Omit all pictures, then retype the data exactly as given.

↓↓↓

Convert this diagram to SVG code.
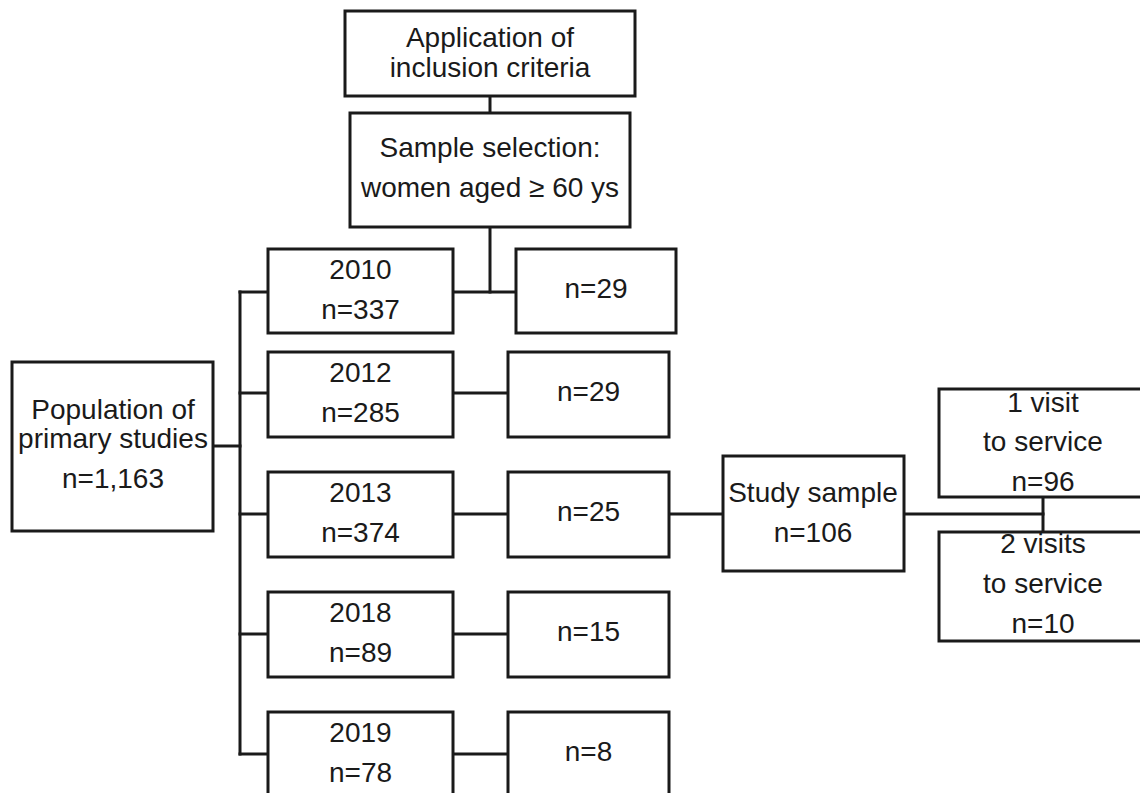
<svg xmlns="http://www.w3.org/2000/svg" width="1140" height="793" viewBox="0 0 1140 793">
<style>
rect{fill:#fff;stroke:#1a1a1a;stroke-width:3}
text{font-family:"Liberation Sans",Arial,sans-serif;font-size:28px;fill:#1a1a1a;text-anchor:middle}
.c line{stroke:#1a1a1a;stroke-width:3;stroke-linecap:square}
</style>
<rect x="0" y="0" width="1140" height="793" style="fill:#fff;stroke:none"/>
<g class="c" id="connectors">
<line x1="490" y1="96" x2="490" y2="113"/>
<line x1="490" y1="227" x2="490" y2="292"/>
<line x1="453" y1="292" x2="516" y2="292"/>
<line x1="213" y1="446" x2="240" y2="446"/>
<line x1="240" y1="292" x2="240" y2="754"/>
<line x1="240" y1="292" x2="268" y2="292"/>
<line x1="240" y1="393" x2="268" y2="393"/>
<line x1="240" y1="514" x2="268" y2="514"/>
<line x1="240" y1="634" x2="268" y2="634"/>
<line x1="240" y1="754" x2="268" y2="754"/>
<line x1="453" y1="393" x2="508" y2="393"/>
<line x1="453" y1="514" x2="508" y2="514"/>
<line x1="453" y1="634" x2="508" y2="634"/>
<line x1="453" y1="754" x2="508" y2="754"/>
<line x1="669" y1="514" x2="723" y2="514"/>
<line x1="904" y1="514" x2="1043" y2="514"/>
<line x1="1043" y1="497" x2="1043" y2="532"/>
</g>
<g id="n-criteria"><rect x="345" y="11" width="290" height="85"/><text x="490" y="47">Application of</text><text x="490" y="77">inclusion criteria</text></g>
<g id="n-selection"><rect x="350" y="113" width="280" height="114"/><text x="490" y="157">Sample selection:</text><text x="490" y="197">women aged ≥ 60 ys</text></g>
<g id="n-population"><rect x="12" y="362" width="201" height="169"/><text x="113" y="419">Population of</text><text x="113" y="448">primary studies</text><text x="113" y="488">n=1,163</text></g>
<g id="n-2010"><rect x="268" y="249" width="185" height="84"/><text x="360.5" y="279">2010</text><text x="360.5" y="319">n=337</text></g>
<g id="n-2012"><rect x="268" y="352" width="185" height="85"/><text x="360.5" y="382">2012</text><text x="360.5" y="422">n=285</text></g>
<g id="n-2013"><rect x="268" y="472" width="185" height="85"/><text x="360.5" y="502">2013</text><text x="360.5" y="542">n=374</text></g>
<g id="n-2018"><rect x="268" y="592" width="185" height="85"/><text x="360.5" y="622">2018</text><text x="360.5" y="662">n=89</text></g>
<g id="n-2019"><rect x="268" y="712" width="185" height="100"/><text x="360.5" y="742">2019</text><text x="360.5" y="782">n=78</text></g>
<g id="n-c2010"><rect x="516" y="249" width="160" height="84"/><text x="596" y="298">n=29</text></g>
<g id="n-c2012"><rect x="508" y="352" width="161" height="85"/><text x="588.5" y="401">n=29</text></g>
<g id="n-c2013"><rect x="508" y="472" width="161" height="85"/><text x="588.5" y="521">n=25</text></g>
<g id="n-c2018"><rect x="508" y="592" width="161" height="85"/><text x="588.5" y="641">n=15</text></g>
<g id="n-c2019"><rect x="508" y="712" width="161" height="100"/><text x="588.5" y="761">n=8</text></g>
<g id="n-study"><rect x="723" y="456" width="181" height="115"/><text x="813" y="502">Study sample</text><text x="813" y="542">n=106</text></g>
<g id="n-visit1"><rect x="939" y="389" width="220" height="108"/><text x="1043" y="412">1 visit</text><text x="1043" y="451">to service</text><text x="1043" y="491">n=96</text></g>
<g id="n-visit2"><rect x="939" y="532" width="220" height="109"/><text x="1043" y="553">2 visits</text><text x="1043" y="593">to service</text><text x="1043" y="633">n=10</text></g>
</svg>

↑↑↑

Output for this task ::
Convert this diagram to SVG code.
<svg xmlns="http://www.w3.org/2000/svg" width="1140" height="793" viewBox="0 0 1140 793">
<style>
rect{fill:#fff;stroke:#1a1a1a;stroke-width:3}
text{font-family:"Liberation Sans",Arial,sans-serif;font-size:28px;fill:#1a1a1a;text-anchor:middle}
.c line{stroke:#1a1a1a;stroke-width:3;stroke-linecap:square}
</style>
<rect x="0" y="0" width="1140" height="793" style="fill:#fff;stroke:none"/>
<g class="c" id="connectors">
<line x1="490" y1="96" x2="490" y2="113"/>
<line x1="490" y1="227" x2="490" y2="292"/>
<line x1="453" y1="292" x2="516" y2="292"/>
<line x1="213" y1="446" x2="240" y2="446"/>
<line x1="240" y1="292" x2="240" y2="754"/>
<line x1="240" y1="292" x2="268" y2="292"/>
<line x1="240" y1="393" x2="268" y2="393"/>
<line x1="240" y1="514" x2="268" y2="514"/>
<line x1="240" y1="634" x2="268" y2="634"/>
<line x1="240" y1="754" x2="268" y2="754"/>
<line x1="453" y1="393" x2="508" y2="393"/>
<line x1="453" y1="514" x2="508" y2="514"/>
<line x1="453" y1="634" x2="508" y2="634"/>
<line x1="453" y1="754" x2="508" y2="754"/>
<line x1="669" y1="514" x2="723" y2="514"/>
<line x1="904" y1="514" x2="1043" y2="514"/>
<line x1="1043" y1="497" x2="1043" y2="532"/>
</g>
<g id="n-criteria"><rect x="345" y="11" width="290" height="85"/><text x="490" y="47">Application of</text><text x="490" y="77">inclusion criteria</text></g>
<g id="n-selection"><rect x="350" y="113" width="280" height="114"/><text x="490" y="157">Sample selection:</text><text x="490" y="197">women aged ≥ 60 ys</text></g>
<g id="n-population"><rect x="12" y="362" width="201" height="169"/><text x="113" y="419">Population of</text><text x="113" y="448">primary studies</text><text x="113" y="488">n=1,163</text></g>
<g id="n-2010"><rect x="268" y="249" width="185" height="84"/><text x="360.5" y="279">2010</text><text x="360.5" y="319">n=337</text></g>
<g id="n-2012"><rect x="268" y="352" width="185" height="85"/><text x="360.5" y="382">2012</text><text x="360.5" y="422">n=285</text></g>
<g id="n-2013"><rect x="268" y="472" width="185" height="85"/><text x="360.5" y="502">2013</text><text x="360.5" y="542">n=374</text></g>
<g id="n-2018"><rect x="268" y="592" width="185" height="85"/><text x="360.5" y="622">2018</text><text x="360.5" y="662">n=89</text></g>
<g id="n-2019"><rect x="268" y="712" width="185" height="100"/><text x="360.5" y="742">2019</text><text x="360.5" y="782">n=78</text></g>
<g id="n-c2010"><rect x="516" y="249" width="160" height="84"/><text x="596" y="298">n=29</text></g>
<g id="n-c2012"><rect x="508" y="352" width="161" height="85"/><text x="588.5" y="401">n=29</text></g>
<g id="n-c2013"><rect x="508" y="472" width="161" height="85"/><text x="588.5" y="521">n=25</text></g>
<g id="n-c2018"><rect x="508" y="592" width="161" height="85"/><text x="588.5" y="641">n=15</text></g>
<g id="n-c2019"><rect x="508" y="712" width="161" height="100"/><text x="588.5" y="761">n=8</text></g>
<g id="n-study"><rect x="723" y="456" width="181" height="115"/><text x="813" y="502">Study sample</text><text x="813" y="542">n=106</text></g>
<g id="n-visit1"><rect x="939" y="389" width="220" height="108"/><text x="1043" y="412">1 visit</text><text x="1043" y="451">to service</text><text x="1043" y="491">n=96</text></g>
<g id="n-visit2"><rect x="939" y="532" width="220" height="109"/><text x="1043" y="553">2 visits</text><text x="1043" y="593">to service</text><text x="1043" y="633">n=10</text></g>
</svg>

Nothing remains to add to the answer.